Pictures excluded, return the lines below from the first through the line holding "palette = dict(zip(groups, colors))".

──────── Record extracts

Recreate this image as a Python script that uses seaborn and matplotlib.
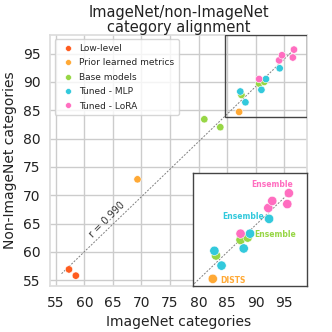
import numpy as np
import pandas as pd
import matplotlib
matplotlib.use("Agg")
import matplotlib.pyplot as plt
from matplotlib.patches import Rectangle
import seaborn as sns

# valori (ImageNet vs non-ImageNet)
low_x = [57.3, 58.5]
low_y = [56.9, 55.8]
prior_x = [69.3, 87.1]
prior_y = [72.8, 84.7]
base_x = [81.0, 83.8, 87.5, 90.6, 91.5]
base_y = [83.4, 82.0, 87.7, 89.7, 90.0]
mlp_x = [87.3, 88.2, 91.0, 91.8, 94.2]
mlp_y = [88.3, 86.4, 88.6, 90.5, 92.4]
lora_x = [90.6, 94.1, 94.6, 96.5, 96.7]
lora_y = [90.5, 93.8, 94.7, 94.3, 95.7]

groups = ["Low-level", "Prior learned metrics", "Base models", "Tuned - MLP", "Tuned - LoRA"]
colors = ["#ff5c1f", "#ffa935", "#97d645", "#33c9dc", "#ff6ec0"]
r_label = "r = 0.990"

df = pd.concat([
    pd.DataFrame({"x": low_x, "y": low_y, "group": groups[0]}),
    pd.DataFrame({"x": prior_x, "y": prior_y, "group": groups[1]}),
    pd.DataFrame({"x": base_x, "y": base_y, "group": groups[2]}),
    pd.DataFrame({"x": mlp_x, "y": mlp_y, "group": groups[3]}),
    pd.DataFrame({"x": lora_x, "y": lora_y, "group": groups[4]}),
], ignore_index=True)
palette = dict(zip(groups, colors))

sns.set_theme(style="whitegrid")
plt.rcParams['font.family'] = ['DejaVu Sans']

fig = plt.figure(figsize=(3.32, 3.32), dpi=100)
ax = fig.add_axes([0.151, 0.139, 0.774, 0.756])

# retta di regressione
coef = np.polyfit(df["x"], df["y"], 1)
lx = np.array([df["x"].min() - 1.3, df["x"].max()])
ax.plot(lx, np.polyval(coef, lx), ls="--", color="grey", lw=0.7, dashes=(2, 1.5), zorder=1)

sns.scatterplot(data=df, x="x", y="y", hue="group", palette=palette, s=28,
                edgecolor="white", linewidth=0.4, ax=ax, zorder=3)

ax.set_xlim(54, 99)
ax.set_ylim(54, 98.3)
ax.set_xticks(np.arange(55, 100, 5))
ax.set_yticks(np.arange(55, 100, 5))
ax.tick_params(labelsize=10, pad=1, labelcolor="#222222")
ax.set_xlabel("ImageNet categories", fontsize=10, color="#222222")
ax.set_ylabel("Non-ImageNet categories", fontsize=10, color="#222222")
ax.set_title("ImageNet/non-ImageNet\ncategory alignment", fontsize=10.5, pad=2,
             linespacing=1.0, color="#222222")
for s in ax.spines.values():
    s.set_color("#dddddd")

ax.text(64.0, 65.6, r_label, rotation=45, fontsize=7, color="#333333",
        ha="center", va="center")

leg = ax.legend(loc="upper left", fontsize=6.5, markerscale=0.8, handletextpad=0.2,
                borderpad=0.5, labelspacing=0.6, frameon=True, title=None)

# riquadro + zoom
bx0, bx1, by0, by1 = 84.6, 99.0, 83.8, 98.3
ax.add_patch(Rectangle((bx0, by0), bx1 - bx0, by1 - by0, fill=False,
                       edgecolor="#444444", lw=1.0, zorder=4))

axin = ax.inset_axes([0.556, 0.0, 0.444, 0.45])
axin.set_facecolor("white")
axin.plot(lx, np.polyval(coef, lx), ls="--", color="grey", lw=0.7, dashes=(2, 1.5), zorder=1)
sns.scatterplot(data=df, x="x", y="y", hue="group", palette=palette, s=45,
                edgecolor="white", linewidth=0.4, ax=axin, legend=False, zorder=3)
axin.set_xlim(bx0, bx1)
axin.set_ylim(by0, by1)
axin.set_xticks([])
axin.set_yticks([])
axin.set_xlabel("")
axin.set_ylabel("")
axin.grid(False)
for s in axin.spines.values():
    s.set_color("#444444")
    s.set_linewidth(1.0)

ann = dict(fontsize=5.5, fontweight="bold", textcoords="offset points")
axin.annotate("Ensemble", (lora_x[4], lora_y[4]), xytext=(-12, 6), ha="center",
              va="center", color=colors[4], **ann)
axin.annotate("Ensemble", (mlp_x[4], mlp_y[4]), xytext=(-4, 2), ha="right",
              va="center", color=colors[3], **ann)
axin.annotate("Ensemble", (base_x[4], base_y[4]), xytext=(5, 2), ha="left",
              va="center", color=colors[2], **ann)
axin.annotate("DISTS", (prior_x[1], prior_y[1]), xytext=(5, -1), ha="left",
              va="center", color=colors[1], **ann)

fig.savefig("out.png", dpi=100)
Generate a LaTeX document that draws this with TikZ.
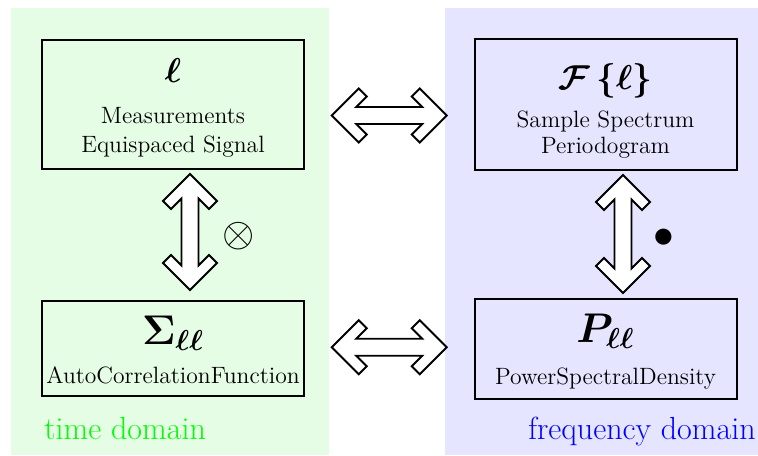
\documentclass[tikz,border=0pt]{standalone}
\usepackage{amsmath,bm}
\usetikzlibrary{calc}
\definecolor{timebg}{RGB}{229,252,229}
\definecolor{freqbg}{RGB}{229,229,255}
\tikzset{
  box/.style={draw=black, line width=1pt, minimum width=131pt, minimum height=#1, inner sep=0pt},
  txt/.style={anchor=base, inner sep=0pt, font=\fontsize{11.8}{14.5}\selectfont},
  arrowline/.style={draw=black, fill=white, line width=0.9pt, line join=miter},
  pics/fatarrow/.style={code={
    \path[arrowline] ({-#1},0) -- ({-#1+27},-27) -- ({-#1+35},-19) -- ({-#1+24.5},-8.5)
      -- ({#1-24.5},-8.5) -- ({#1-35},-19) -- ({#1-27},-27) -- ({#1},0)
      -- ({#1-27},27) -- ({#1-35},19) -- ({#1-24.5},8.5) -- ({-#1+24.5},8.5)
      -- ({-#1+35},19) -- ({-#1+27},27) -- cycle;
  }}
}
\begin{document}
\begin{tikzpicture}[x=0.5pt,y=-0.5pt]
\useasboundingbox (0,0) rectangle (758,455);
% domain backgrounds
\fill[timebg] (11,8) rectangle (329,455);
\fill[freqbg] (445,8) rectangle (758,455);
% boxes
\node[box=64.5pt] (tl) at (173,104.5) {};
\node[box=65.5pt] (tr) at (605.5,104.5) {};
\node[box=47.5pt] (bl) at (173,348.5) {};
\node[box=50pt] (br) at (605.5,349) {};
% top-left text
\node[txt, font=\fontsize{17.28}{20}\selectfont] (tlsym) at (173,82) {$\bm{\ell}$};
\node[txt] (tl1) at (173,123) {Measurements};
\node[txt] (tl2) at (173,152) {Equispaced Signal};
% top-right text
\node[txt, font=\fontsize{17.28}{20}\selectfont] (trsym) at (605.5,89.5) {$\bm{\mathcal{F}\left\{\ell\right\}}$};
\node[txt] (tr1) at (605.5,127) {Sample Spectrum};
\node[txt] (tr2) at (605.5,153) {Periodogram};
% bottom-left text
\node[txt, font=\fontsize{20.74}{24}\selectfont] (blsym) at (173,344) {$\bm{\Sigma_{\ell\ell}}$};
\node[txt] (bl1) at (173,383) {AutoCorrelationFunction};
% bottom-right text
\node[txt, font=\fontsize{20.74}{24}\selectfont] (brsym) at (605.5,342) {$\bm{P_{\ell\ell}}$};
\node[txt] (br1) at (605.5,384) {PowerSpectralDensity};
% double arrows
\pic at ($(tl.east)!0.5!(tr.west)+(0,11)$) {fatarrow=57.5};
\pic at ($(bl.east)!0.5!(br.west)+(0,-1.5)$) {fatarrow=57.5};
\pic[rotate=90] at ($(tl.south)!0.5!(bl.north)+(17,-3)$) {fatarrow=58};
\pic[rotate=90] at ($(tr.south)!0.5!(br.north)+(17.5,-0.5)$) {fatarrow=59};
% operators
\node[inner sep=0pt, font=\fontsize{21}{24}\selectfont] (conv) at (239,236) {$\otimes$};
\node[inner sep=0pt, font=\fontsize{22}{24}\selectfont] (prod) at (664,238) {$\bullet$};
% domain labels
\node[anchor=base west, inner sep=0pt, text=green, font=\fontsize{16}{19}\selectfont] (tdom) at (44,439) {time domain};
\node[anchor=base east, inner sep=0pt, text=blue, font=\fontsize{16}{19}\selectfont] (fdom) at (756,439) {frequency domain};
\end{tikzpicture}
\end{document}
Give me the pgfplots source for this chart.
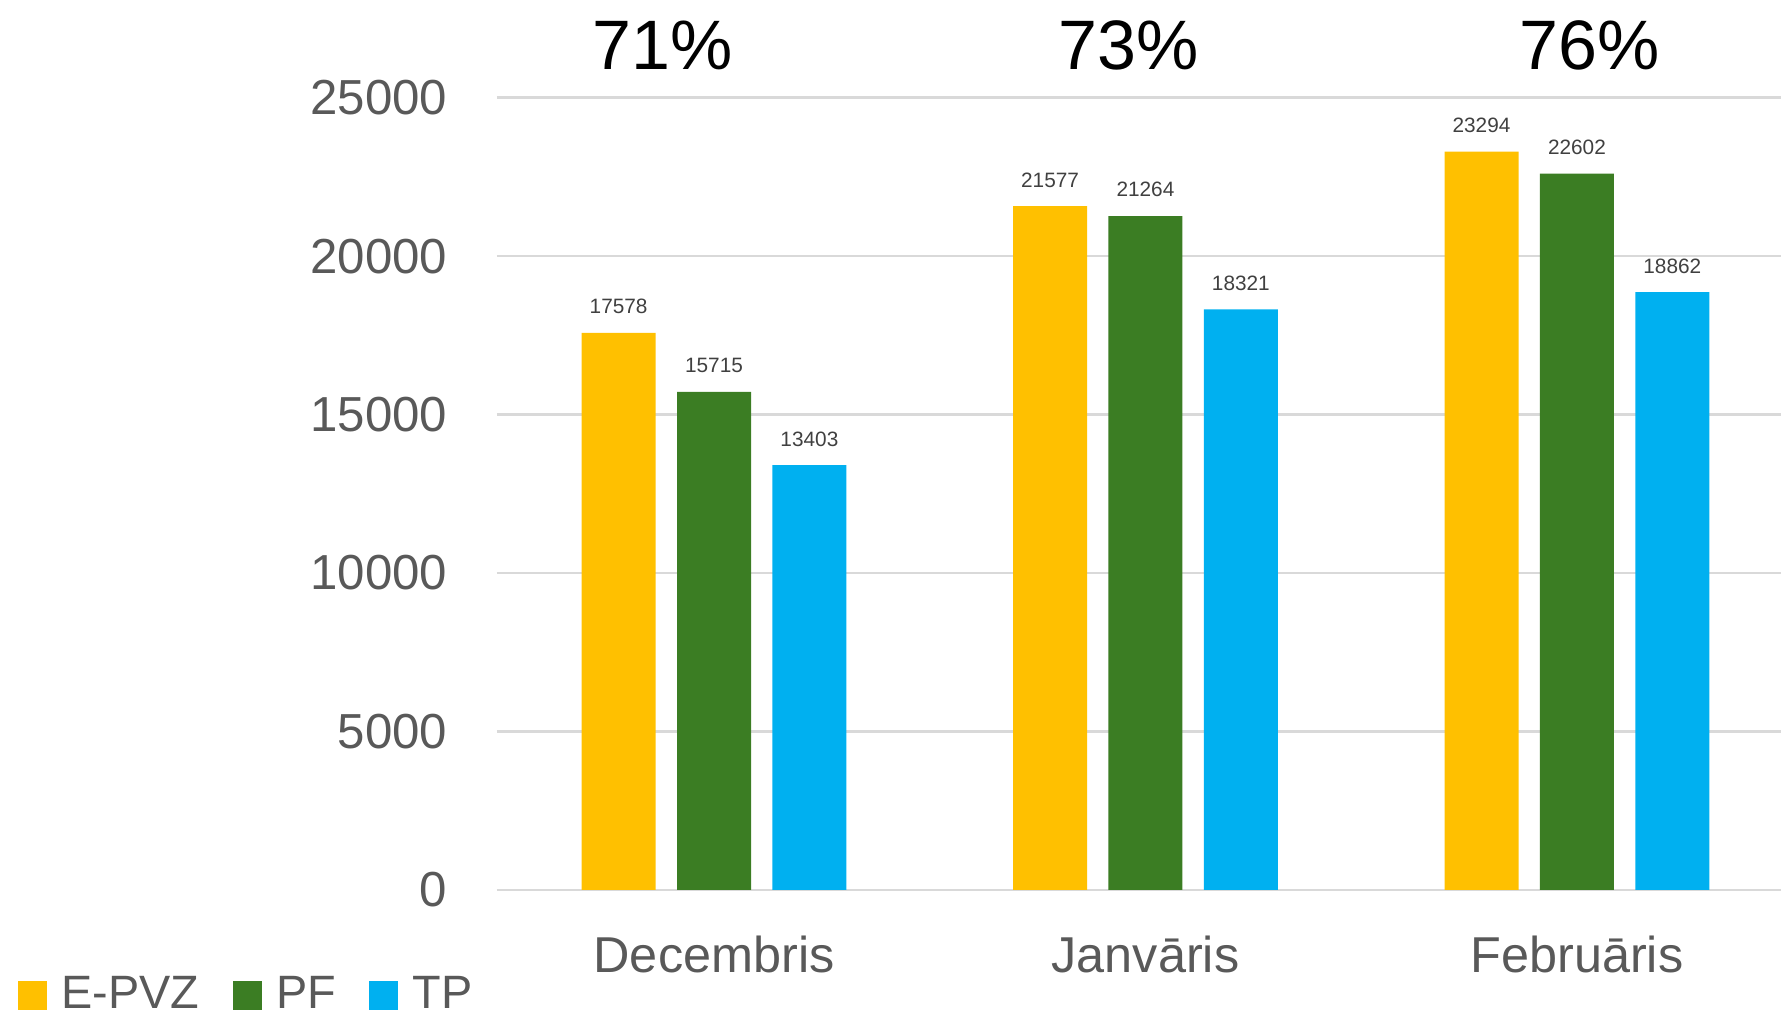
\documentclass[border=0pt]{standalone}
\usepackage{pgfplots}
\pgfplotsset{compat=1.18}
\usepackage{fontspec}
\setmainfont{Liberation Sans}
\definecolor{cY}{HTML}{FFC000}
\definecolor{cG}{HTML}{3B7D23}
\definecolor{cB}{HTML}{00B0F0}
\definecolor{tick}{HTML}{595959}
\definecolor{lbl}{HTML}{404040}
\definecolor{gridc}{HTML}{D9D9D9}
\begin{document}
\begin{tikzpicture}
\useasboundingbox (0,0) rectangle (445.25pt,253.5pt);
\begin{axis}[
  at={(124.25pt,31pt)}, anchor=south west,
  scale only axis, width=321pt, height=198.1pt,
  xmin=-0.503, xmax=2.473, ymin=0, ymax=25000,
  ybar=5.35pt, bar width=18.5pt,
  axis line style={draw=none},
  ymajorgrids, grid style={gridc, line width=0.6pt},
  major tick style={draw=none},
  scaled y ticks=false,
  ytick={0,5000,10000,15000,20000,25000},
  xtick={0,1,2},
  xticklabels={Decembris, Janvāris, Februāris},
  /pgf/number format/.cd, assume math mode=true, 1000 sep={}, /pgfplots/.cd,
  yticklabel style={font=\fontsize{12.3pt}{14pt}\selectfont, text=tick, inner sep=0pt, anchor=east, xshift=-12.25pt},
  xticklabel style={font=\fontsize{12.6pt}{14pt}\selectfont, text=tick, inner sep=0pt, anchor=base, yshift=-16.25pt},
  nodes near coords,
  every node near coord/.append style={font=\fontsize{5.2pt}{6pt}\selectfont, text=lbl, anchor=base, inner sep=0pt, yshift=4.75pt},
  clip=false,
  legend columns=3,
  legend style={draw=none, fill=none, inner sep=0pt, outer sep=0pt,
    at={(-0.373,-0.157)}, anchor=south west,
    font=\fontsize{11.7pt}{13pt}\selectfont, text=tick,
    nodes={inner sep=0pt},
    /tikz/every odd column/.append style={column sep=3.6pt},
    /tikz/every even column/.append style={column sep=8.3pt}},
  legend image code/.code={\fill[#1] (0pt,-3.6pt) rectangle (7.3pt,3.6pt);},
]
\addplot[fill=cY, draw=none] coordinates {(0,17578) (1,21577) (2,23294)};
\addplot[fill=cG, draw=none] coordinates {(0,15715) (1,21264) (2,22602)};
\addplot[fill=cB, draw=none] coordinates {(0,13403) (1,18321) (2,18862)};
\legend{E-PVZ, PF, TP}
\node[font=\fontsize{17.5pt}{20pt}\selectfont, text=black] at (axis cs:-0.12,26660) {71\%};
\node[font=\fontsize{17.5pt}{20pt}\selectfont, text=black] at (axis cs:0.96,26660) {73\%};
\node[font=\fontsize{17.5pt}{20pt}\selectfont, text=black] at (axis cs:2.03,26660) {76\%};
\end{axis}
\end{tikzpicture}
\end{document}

────────────────

> Response:
Recreate this image as a Python script that uses seaborn and matplotlib.
import numpy as np
import pandas as pd
import matplotlib
matplotlib.use("Agg")
import matplotlib.pyplot as plt
from matplotlib.patches import Rectangle
import seaborn as sns

# valori (ImageNet vs non-ImageNet)
low_x = [57.3, 58.5]
low_y = [56.9, 55.8]
prior_x = [69.3, 87.1]
prior_y = [72.8, 84.7]
base_x = [81.0, 83.8, 87.5, 90.6, 91.5]
base_y = [83.4, 82.0, 87.7, 89.7, 90.0]
mlp_x = [87.3, 88.2, 91.0, 91.8, 94.2]
mlp_y = [88.3, 86.4, 88.6, 90.5, 92.4]
lora_x = [90.6, 94.1, 94.6, 96.5, 96.7]
lora_y = [90.5, 93.8, 94.7, 94.3, 95.7]

groups = ["Low-level", "Prior learned metrics", "Base models", "Tuned - MLP", "Tuned - LoRA"]
colors = ["#ff5c1f", "#ffa935", "#97d645", "#33c9dc", "#ff6ec0"]
r_label = "r = 0.990"

df = pd.concat([
    pd.DataFrame({"x": low_x, "y": low_y, "group": groups[0]}),
    pd.DataFrame({"x": prior_x, "y": prior_y, "group": groups[1]}),
    pd.DataFrame({"x": base_x, "y": base_y, "group": groups[2]}),
    pd.DataFrame({"x": mlp_x, "y": mlp_y, "group": groups[3]}),
    pd.DataFrame({"x": lora_x, "y": lora_y, "group": groups[4]}),
], ignore_index=True)
palette = dict(zip(groups, colors))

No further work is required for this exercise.